>> Begin DATASET EXTRACT

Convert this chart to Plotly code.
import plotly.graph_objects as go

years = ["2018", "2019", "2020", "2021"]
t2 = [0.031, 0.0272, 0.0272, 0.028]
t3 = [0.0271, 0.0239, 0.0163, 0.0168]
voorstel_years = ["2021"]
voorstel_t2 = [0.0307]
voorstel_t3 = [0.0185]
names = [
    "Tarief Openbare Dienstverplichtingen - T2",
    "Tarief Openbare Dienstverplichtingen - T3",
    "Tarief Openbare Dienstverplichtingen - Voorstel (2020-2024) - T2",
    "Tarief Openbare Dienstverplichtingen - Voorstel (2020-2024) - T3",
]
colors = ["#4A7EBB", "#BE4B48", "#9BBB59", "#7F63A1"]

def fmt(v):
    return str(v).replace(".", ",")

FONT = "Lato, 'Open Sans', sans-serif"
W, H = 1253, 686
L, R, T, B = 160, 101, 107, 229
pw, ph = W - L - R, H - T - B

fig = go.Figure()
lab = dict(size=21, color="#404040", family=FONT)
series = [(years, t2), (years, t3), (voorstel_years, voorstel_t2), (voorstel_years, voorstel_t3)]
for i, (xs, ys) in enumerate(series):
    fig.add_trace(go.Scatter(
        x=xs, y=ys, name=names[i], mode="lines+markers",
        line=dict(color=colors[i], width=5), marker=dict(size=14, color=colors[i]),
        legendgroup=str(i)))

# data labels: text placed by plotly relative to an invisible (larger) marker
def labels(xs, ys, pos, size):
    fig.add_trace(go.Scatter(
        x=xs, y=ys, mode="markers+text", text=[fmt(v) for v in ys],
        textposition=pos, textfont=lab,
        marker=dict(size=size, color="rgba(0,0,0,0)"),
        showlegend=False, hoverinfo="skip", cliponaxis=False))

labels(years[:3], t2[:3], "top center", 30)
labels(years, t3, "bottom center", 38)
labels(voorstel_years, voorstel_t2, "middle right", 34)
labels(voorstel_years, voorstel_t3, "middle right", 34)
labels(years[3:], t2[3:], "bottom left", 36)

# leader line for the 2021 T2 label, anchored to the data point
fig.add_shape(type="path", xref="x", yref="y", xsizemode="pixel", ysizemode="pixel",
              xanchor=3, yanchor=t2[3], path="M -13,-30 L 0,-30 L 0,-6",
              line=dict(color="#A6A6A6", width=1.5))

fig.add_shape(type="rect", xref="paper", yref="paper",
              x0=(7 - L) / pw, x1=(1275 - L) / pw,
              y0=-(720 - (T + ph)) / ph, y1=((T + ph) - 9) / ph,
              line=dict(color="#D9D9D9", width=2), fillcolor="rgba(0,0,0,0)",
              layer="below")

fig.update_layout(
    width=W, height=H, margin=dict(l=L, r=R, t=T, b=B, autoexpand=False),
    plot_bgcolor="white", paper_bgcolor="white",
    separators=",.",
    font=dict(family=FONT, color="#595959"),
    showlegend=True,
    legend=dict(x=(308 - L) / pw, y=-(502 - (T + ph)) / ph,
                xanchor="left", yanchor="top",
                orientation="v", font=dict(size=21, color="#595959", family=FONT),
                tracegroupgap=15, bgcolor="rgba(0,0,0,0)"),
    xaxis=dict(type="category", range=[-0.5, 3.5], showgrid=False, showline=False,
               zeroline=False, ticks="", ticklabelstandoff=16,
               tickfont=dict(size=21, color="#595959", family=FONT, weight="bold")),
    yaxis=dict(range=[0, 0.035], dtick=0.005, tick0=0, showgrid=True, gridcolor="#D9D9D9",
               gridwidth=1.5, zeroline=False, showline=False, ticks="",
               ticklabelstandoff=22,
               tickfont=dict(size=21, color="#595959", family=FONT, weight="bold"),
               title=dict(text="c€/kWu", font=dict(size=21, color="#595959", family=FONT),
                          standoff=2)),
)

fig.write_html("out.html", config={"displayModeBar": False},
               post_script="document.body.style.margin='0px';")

>> End DATASET EXTRACT

> **SHORT TASK**
Write out every line exactly as it stands.

> **WRITTEN ANSWER**
Convert this chart to Plotly code.
import plotly.graph_objects as go

years = ["2018", "2019", "2020", "2021"]
t2 = [0.031, 0.0272, 0.0272, 0.028]
t3 = [0.0271, 0.0239, 0.0163, 0.0168]
voorstel_years = ["2021"]
voorstel_t2 = [0.0307]
voorstel_t3 = [0.0185]
names = [
    "Tarief Openbare Dienstverplichtingen - T2",
    "Tarief Openbare Dienstverplichtingen - T3",
    "Tarief Openbare Dienstverplichtingen - Voorstel (2020-2024) - T2",
    "Tarief Openbare Dienstverplichtingen - Voorstel (2020-2024) - T3",
]
colors = ["#4A7EBB", "#BE4B48", "#9BBB59", "#7F63A1"]

def fmt(v):
    return str(v).replace(".", ",")

FONT = "Lato, 'Open Sans', sans-serif"
W, H = 1253, 686
L, R, T, B = 160, 101, 107, 229
pw, ph = W - L - R, H - T - B

fig = go.Figure()
lab = dict(size=21, color="#404040", family=FONT)
series = [(years, t2), (years, t3), (voorstel_years, voorstel_t2), (voorstel_years, voorstel_t3)]
for i, (xs, ys) in enumerate(series):
    fig.add_trace(go.Scatter(
        x=xs, y=ys, name=names[i], mode="lines+markers",
        line=dict(color=colors[i], width=5), marker=dict(size=14, color=colors[i]),
        legendgroup=str(i)))

# data labels: text placed by plotly relative to an invisible (larger) marker
def labels(xs, ys, pos, size):
    fig.add_trace(go.Scatter(
        x=xs, y=ys, mode="markers+text", text=[fmt(v) for v in ys],
        textposition=pos, textfont=lab,
        marker=dict(size=size, color="rgba(0,0,0,0)"),
        showlegend=False, hoverinfo="skip", cliponaxis=False))

labels(years[:3], t2[:3], "top center", 30)
labels(years, t3, "bottom center", 38)
labels(voorstel_years, voorstel_t2, "middle right", 34)
labels(voorstel_years, voorstel_t3, "middle right", 34)
labels(years[3:], t2[3:], "bottom left", 36)

# leader line for the 2021 T2 label, anchored to the data point
fig.add_shape(type="path", xref="x", yref="y", xsizemode="pixel", ysizemode="pixel",
              xanchor=3, yanchor=t2[3], path="M -13,-30 L 0,-30 L 0,-6",
              line=dict(color="#A6A6A6", width=1.5))

fig.add_shape(type="rect", xref="paper", yref="paper",
              x0=(7 - L) / pw, x1=(1275 - L) / pw,
              y0=-(720 - (T + ph)) / ph, y1=((T + ph) - 9) / ph,
              line=dict(color="#D9D9D9", width=2), fillcolor="rgba(0,0,0,0)",
              layer="below")

fig.update_layout(
    width=W, height=H, margin=dict(l=L, r=R, t=T, b=B, autoexpand=False),
    plot_bgcolor="white", paper_bgcolor="white",
    separators=",.",
    font=dict(family=FONT, color="#595959"),
    showlegend=True,
    legend=dict(x=(308 - L) / pw, y=-(502 - (T + ph)) / ph,
                xanchor="left", yanchor="top",
                orientation="v", font=dict(size=21, color="#595959", family=FONT),
                tracegroupgap=15, bgcolor="rgba(0,0,0,0)"),
    xaxis=dict(type="category", range=[-0.5, 3.5], showgrid=False, showline=False,
               zeroline=False, ticks="", ticklabelstandoff=16,
               tickfont=dict(size=21, color="#595959", family=FONT, weight="bold")),
    yaxis=dict(range=[0, 0.035], dtick=0.005, tick0=0, showgrid=True, gridcolor="#D9D9D9",
               gridwidth=1.5, zeroline=False, showline=False, ticks="",
               ticklabelstandoff=22,
               tickfont=dict(size=21, color="#595959", family=FONT, weight="bold"),
               title=dict(text="c€/kWu", font=dict(size=21, color="#595959", family=FONT),
                          standoff=2)),
)

fig.write_html("out.html", config={"displayModeBar": False},
               post_script="document.body.style.margin='0px';")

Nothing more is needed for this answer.